ALBUQUERQUE, N.M. (AP) — A man who was tased during a confrontation with a ranger at a national monument in New Mexico was seen climbing on and among petroglyph cliff features off-trail in violation of park regulations, according to the National Park Service.
The federal agency late Tuesday released more details and video of the interaction between the ranger and Darrell House, saying an investigation is ongoing.
The video shows the ranger telling House that Native American tribes from the area consider Petroglyph National Monument as sacred and that visitors are supposed to stay on designated trails to preserve the cultural resources and allow the desert vegetation to recover. The video also shows House, who identified himself as Navajo and Oneida, giving the ranger a fake name and trying to walk away.
Video taken by House showed the ranger asking for his identification. House told the ranger that he was back on the trail and didn’t need to provide his ID.
The ranger told House he was refusing a lawful order and would have to be detained until he could be identified. House again walked away as the ranger told him to stop. House picked up his dog in one hand and lifted up his cellphone in the other and began yelling for help as he was tased.
Video posted by House on social media shows him screaming and rolling on the ground. The ranger repeatedly asks for him to put his hands behind his back as House raises his hands and at times folds them in front of his chest while still calling for help.
House was cited for interfering with agency functions, concealing his identity and being off-trail. House did not return messages from The Associated Press. In his social media posts, he said he goes to the monument to pray and meditate.
The case has been referred to the National Park Service’s internal affairs unit. The investigation will include a review of the body camera video, the video posted on social media as well as interviews with officers, those involved and any other witnesses.
“While the incident remains under investigation, we are sharing more details and the facts as we know them in an effort to provide as much transparency as possible,” the National Park Service said in a statement. “Prior to the officer using his electronic control device, or taser, the officer attempted to resolve the interaction with an educational contact and simple warning.”

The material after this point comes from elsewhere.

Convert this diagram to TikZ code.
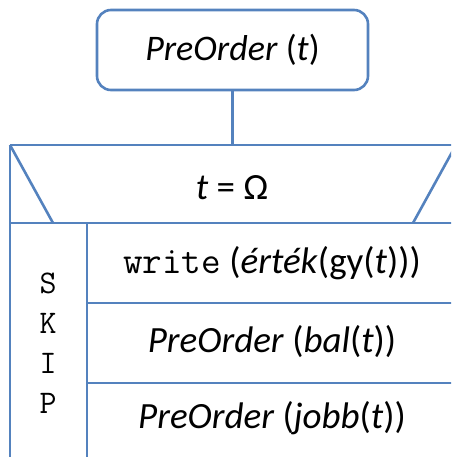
\documentclass[tikz,border=0pt]{standalone}
\usepackage{fontspec}
\setmainfont{Carlito}
\definecolor{nsblue}{RGB}{84,130,190}
\newcommand{\monotext}[1]{{\fontsize{38}{42}\selectfont\ttfamily #1}}
\begin{document}
\begin{tikzpicture}[x=1pt,y=-1pt,
  nsline/.style={draw=nsblue,line width=2.6pt},
  txt/.style={font=\fontsize{37}{44}\selectfont,inner sep=0pt},
  mono/.style={font=\fontsize{33}{40}\selectfont\ttfamily,inner sep=0pt,align=center},
  startbox/.style={nsline,rounded corners=14pt,minimum width=271pt,minimum height=80pt,inner sep=0pt,font=\fontsize{36}{43}\selectfont}]
\useasboundingbox (0,0) rectangle (451,457);
\clip (0,0) rectangle (451,457);
% start box
\node[startbox] (start) at (232.5,50) {\textit{PreOrder} (\textit{t})};
\coordinate (condtop) at (232.5,145);
\draw[nsline] (start.south) -- (condtop);
% condition trapezoid
\draw[nsline] (10,145) -- (480,145);
\draw[nsline] (10,223) -- (480,223);
\draw[nsline] (10,145) -- (53,223);
\draw[nsline] (456,145) -- (413,223);
\node[txt] (cond) at (232,188) {\textit{t} = Ω};
% outer left edge and skip column
\draw[nsline] (10,145) -- (10,480);
\draw[nsline] (87,223) -- (87,480);
\node[mono] (skip) at (48,343) {S\\K\\I\\P};
% rows
\draw[nsline] (87,303) -- (480,303);
\draw[nsline] (87,383) -- (480,383);
\node[txt] (row1) at (272,263) {\monotext{write} (\textit{érték}(gy(\textit{t})))};
\node[txt] (row2) at (272,342) {\textit{PreOrder} (\textit{bal}(\textit{t}))};
\node[txt] (row3) at (272,418) {\textit{PreOrder} (\textit{jobb}(\textit{t}))};
\end{tikzpicture}
\end{document}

On the western edge of Albuquerque, the monument encompasses one of North America’s largest petroglyph sites. The volcanic rocks that make up the monument’s desert escarpment are covered with designs and symbols carved by early Indigenous inhabitants and later Spanish settlers.
Park officials said the cliffs are a protected, sacred archeological site, and hiking is limited to designated trails for preservation purposes.
Petroglyph National Monument has dealt over the years with vandalism that has included everything from dumping to graffiti. Officials said it’s a problem that persists nationwide, with incidents spanning from Great Smoky Mountains National Park to Zion and Joshua Tree national parks in the West. Earlier this year, two Nevada men were indicted after being accused of spray-painting an ancient rock in a national monument.